## Data to use:
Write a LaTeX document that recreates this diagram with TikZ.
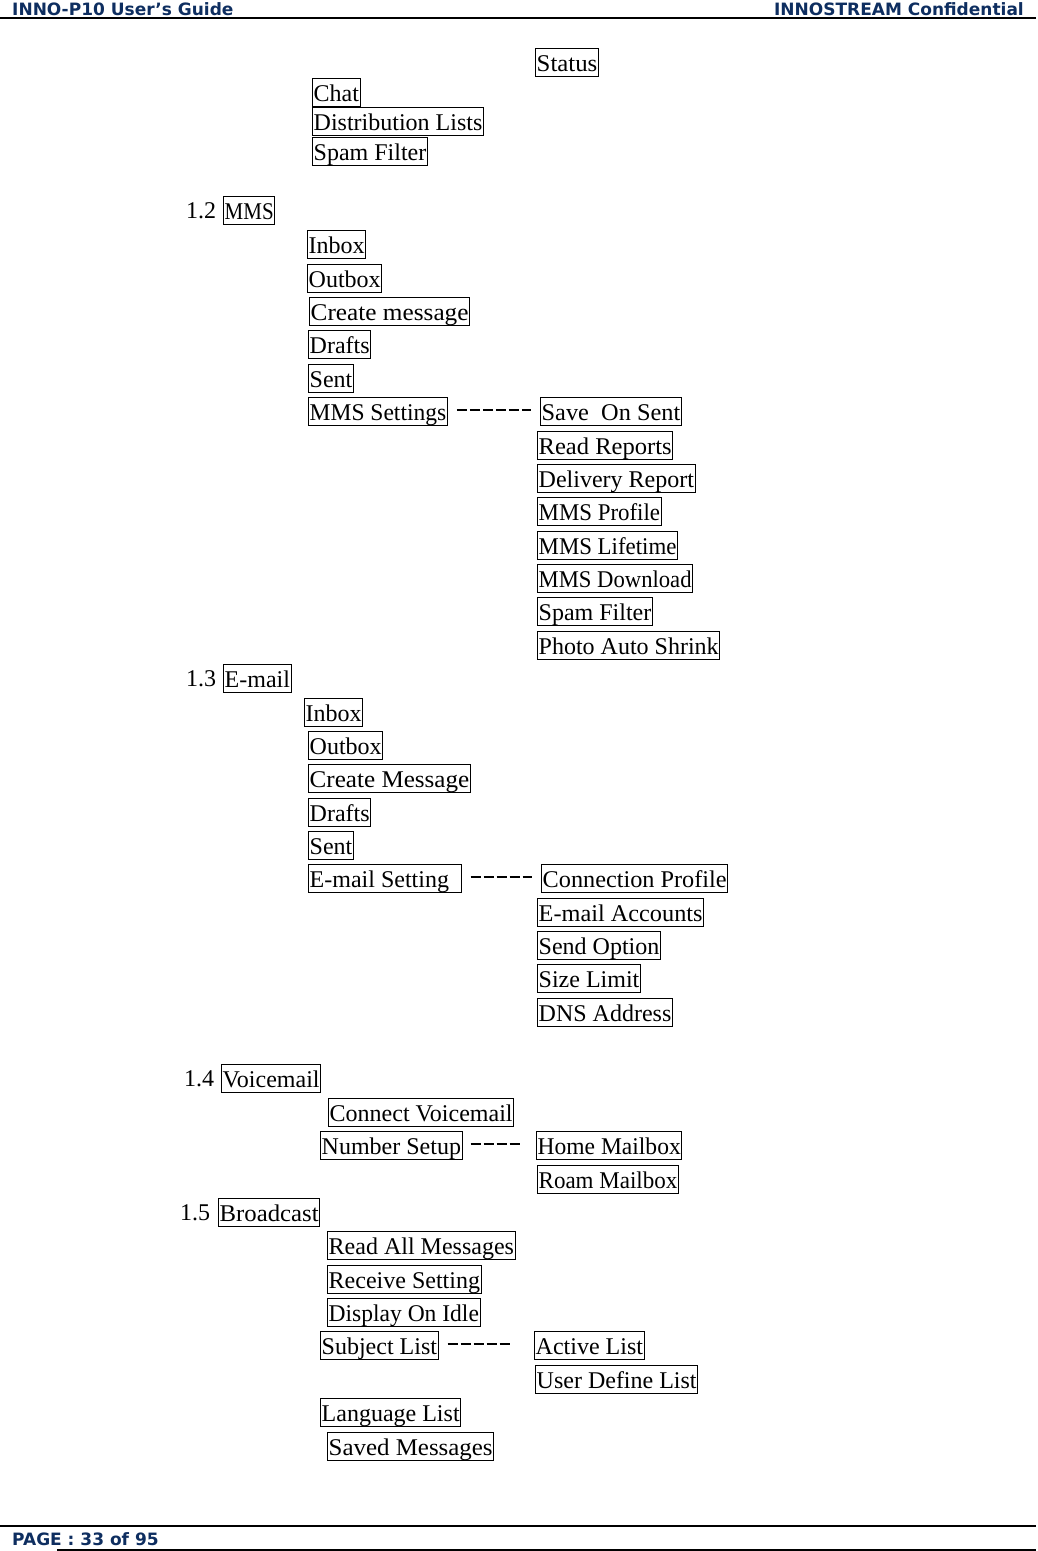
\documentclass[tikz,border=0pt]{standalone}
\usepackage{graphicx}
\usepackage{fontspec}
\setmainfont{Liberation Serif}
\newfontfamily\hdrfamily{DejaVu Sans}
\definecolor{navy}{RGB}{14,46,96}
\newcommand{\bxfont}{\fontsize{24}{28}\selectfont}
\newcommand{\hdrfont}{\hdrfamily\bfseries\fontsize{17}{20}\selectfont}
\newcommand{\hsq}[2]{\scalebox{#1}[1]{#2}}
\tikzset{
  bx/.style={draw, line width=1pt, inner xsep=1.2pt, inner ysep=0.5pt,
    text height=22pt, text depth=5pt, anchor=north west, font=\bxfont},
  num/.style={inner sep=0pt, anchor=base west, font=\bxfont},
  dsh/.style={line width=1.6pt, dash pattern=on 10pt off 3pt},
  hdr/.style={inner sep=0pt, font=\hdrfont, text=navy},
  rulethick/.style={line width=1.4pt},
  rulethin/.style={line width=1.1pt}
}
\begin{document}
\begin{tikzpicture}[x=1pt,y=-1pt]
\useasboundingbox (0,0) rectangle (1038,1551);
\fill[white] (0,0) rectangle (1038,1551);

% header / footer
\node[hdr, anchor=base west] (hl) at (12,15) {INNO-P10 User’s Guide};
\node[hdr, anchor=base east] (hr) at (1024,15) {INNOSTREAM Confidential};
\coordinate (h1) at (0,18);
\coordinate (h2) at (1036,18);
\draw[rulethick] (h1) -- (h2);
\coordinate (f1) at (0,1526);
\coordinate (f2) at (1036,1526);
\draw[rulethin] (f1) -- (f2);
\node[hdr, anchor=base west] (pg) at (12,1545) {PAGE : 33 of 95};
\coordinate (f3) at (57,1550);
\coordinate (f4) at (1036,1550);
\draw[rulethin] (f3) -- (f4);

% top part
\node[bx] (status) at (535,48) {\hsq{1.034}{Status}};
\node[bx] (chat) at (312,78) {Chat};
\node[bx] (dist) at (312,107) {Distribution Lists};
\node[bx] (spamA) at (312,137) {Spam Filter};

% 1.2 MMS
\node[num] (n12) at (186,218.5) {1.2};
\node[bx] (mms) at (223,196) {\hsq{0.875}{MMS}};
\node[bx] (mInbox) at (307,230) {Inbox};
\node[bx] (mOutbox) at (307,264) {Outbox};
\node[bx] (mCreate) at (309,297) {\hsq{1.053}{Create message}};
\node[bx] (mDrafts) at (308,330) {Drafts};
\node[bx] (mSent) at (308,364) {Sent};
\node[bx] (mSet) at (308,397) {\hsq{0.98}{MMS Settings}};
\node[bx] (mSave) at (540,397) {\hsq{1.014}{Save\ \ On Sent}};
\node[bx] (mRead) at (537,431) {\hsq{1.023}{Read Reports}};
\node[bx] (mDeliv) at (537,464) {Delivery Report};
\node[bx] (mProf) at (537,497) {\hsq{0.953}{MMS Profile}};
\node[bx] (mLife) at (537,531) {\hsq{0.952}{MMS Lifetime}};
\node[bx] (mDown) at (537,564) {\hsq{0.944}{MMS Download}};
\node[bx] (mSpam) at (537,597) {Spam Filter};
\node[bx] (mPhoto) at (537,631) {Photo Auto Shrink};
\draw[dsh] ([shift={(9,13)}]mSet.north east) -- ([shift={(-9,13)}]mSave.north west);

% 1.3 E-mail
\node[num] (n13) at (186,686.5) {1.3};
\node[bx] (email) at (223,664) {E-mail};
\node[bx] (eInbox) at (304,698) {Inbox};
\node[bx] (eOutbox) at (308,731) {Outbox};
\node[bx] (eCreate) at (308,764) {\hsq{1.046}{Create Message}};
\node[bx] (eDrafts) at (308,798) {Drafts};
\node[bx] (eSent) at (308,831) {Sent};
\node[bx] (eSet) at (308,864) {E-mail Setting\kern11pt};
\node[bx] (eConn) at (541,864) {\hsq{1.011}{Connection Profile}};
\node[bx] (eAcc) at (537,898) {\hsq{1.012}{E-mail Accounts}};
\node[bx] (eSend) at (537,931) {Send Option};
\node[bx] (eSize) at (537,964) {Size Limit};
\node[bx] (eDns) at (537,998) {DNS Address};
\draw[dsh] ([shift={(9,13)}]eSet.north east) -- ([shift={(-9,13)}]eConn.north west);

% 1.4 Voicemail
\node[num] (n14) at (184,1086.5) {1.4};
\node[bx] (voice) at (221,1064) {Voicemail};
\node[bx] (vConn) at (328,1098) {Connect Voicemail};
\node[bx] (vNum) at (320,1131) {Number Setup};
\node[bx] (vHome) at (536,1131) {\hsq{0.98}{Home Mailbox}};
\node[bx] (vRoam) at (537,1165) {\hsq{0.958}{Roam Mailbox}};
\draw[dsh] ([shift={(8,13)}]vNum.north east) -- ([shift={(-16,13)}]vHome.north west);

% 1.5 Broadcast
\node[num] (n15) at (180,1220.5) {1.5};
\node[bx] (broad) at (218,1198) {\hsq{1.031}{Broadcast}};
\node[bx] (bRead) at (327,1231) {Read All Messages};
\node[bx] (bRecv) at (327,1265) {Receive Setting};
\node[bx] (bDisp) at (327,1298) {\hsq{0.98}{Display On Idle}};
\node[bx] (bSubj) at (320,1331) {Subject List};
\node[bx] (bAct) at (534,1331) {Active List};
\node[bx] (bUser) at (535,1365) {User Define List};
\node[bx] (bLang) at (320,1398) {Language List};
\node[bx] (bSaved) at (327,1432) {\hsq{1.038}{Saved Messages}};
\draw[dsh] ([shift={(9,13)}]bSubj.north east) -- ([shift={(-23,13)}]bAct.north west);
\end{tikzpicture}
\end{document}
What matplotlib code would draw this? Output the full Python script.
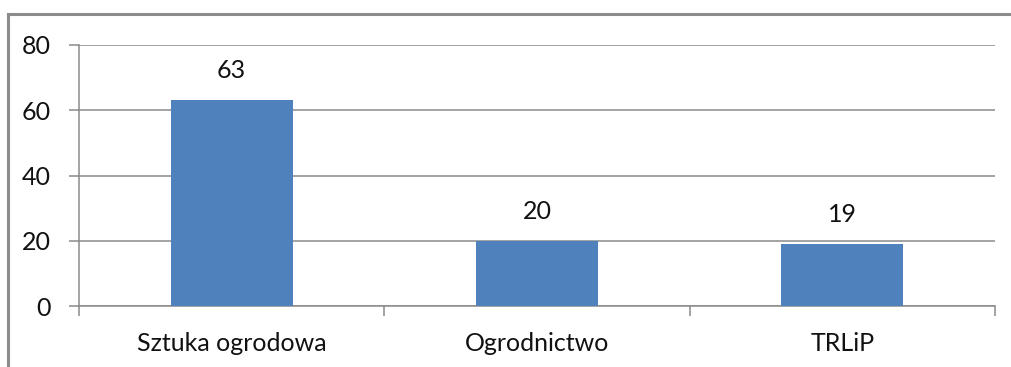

## Problem details:
The records above need to be restated word for word, with the pictures left out.

## Exercise answer:
Write a LaTeX document that recreates this diagram with TikZ.
\documentclass[tikz,border=0pt]{standalone}
\usepackage{graphicx}
\usepackage{fontspec}
\setmainfont{Liberation Serif}
\newfontfamily\hdrfamily{DejaVu Sans}
\definecolor{navy}{RGB}{14,46,96}
\newcommand{\bxfont}{\fontsize{24}{28}\selectfont}
\newcommand{\hdrfont}{\hdrfamily\bfseries\fontsize{17}{20}\selectfont}
\newcommand{\hsq}[2]{\scalebox{#1}[1]{#2}}
\tikzset{
  bx/.style={draw, line width=1pt, inner xsep=1.2pt, inner ysep=0.5pt,
    text height=22pt, text depth=5pt, anchor=north west, font=\bxfont},
  num/.style={inner sep=0pt, anchor=base west, font=\bxfont},
  dsh/.style={line width=1.6pt, dash pattern=on 10pt off 3pt},
  hdr/.style={inner sep=0pt, font=\hdrfont, text=navy},
  rulethick/.style={line width=1.4pt},
  rulethin/.style={line width=1.1pt}
}
\begin{document}
\begin{tikzpicture}[x=1pt,y=-1pt]
\useasboundingbox (0,0) rectangle (1038,1551);
\fill[white] (0,0) rectangle (1038,1551);

% header / footer
\node[hdr, anchor=base west] (hl) at (12,15) {INNO-P10 User’s Guide};
\node[hdr, anchor=base east] (hr) at (1024,15) {INNOSTREAM Confidential};
\coordinate (h1) at (0,18);
\coordinate (h2) at (1036,18);
\draw[rulethick] (h1) -- (h2);
\coordinate (f1) at (0,1526);
\coordinate (f2) at (1036,1526);
\draw[rulethin] (f1) -- (f2);
\node[hdr, anchor=base west] (pg) at (12,1545) {PAGE : 33 of 95};
\coordinate (f3) at (57,1550);
\coordinate (f4) at (1036,1550);
\draw[rulethin] (f3) -- (f4);

% top part
\node[bx] (status) at (535,48) {\hsq{1.034}{Status}};
\node[bx] (chat) at (312,78) {Chat};
\node[bx] (dist) at (312,107) {Distribution Lists};
\node[bx] (spamA) at (312,137) {Spam Filter};

% 1.2 MMS
\node[num] (n12) at (186,218.5) {1.2};
\node[bx] (mms) at (223,196) {\hsq{0.875}{MMS}};
\node[bx] (mInbox) at (307,230) {Inbox};
\node[bx] (mOutbox) at (307,264) {Outbox};
\node[bx] (mCreate) at (309,297) {\hsq{1.053}{Create message}};
\node[bx] (mDrafts) at (308,330) {Drafts};
\node[bx] (mSent) at (308,364) {Sent};
\node[bx] (mSet) at (308,397) {\hsq{0.98}{MMS Settings}};
\node[bx] (mSave) at (540,397) {\hsq{1.014}{Save\ \ On Sent}};
\node[bx] (mRead) at (537,431) {\hsq{1.023}{Read Reports}};
\node[bx] (mDeliv) at (537,464) {Delivery Report};
\node[bx] (mProf) at (537,497) {\hsq{0.953}{MMS Profile}};
\node[bx] (mLife) at (537,531) {\hsq{0.952}{MMS Lifetime}};
\node[bx] (mDown) at (537,564) {\hsq{0.944}{MMS Download}};
\node[bx] (mSpam) at (537,597) {Spam Filter};
\node[bx] (mPhoto) at (537,631) {Photo Auto Shrink};
\draw[dsh] ([shift={(9,13)}]mSet.north east) -- ([shift={(-9,13)}]mSave.north west);

% 1.3 E-mail
\node[num] (n13) at (186,686.5) {1.3};
\node[bx] (email) at (223,664) {E-mail};
\node[bx] (eInbox) at (304,698) {Inbox};
\node[bx] (eOutbox) at (308,731) {Outbox};
\node[bx] (eCreate) at (308,764) {\hsq{1.046}{Create Message}};
\node[bx] (eDrafts) at (308,798) {Drafts};
\node[bx] (eSent) at (308,831) {Sent};
\node[bx] (eSet) at (308,864) {E-mail Setting\kern11pt};
\node[bx] (eConn) at (541,864) {\hsq{1.011}{Connection Profile}};
\node[bx] (eAcc) at (537,898) {\hsq{1.012}{E-mail Accounts}};
\node[bx] (eSend) at (537,931) {Send Option};
\node[bx] (eSize) at (537,964) {Size Limit};
\node[bx] (eDns) at (537,998) {DNS Address};
\draw[dsh] ([shift={(9,13)}]eSet.north east) -- ([shift={(-9,13)}]eConn.north west);

% 1.4 Voicemail
\node[num] (n14) at (184,1086.5) {1.4};
\node[bx] (voice) at (221,1064) {Voicemail};
\node[bx] (vConn) at (328,1098) {Connect Voicemail};
\node[bx] (vNum) at (320,1131) {Number Setup};
\node[bx] (vHome) at (536,1131) {\hsq{0.98}{Home Mailbox}};
\node[bx] (vRoam) at (537,1165) {\hsq{0.958}{Roam Mailbox}};
\draw[dsh] ([shift={(8,13)}]vNum.north east) -- ([shift={(-16,13)}]vHome.north west);

% 1.5 Broadcast
\node[num] (n15) at (180,1220.5) {1.5};
\node[bx] (broad) at (218,1198) {\hsq{1.031}{Broadcast}};
\node[bx] (bRead) at (327,1231) {Read All Messages};
\node[bx] (bRecv) at (327,1265) {Receive Setting};
\node[bx] (bDisp) at (327,1298) {\hsq{0.98}{Display On Idle}};
\node[bx] (bSubj) at (320,1331) {Subject List};
\node[bx] (bAct) at (534,1331) {Active List};
\node[bx] (bUser) at (535,1365) {User Define List};
\node[bx] (bLang) at (320,1398) {Language List};
\node[bx] (bSaved) at (327,1432) {\hsq{1.038}{Saved Messages}};
\draw[dsh] ([shift={(9,13)}]bSubj.north east) -- ([shift={(-23,13)}]bAct.north west);
\end{tikzpicture}
\end{document}
What matplotlib code would draw this? Output the full Python script.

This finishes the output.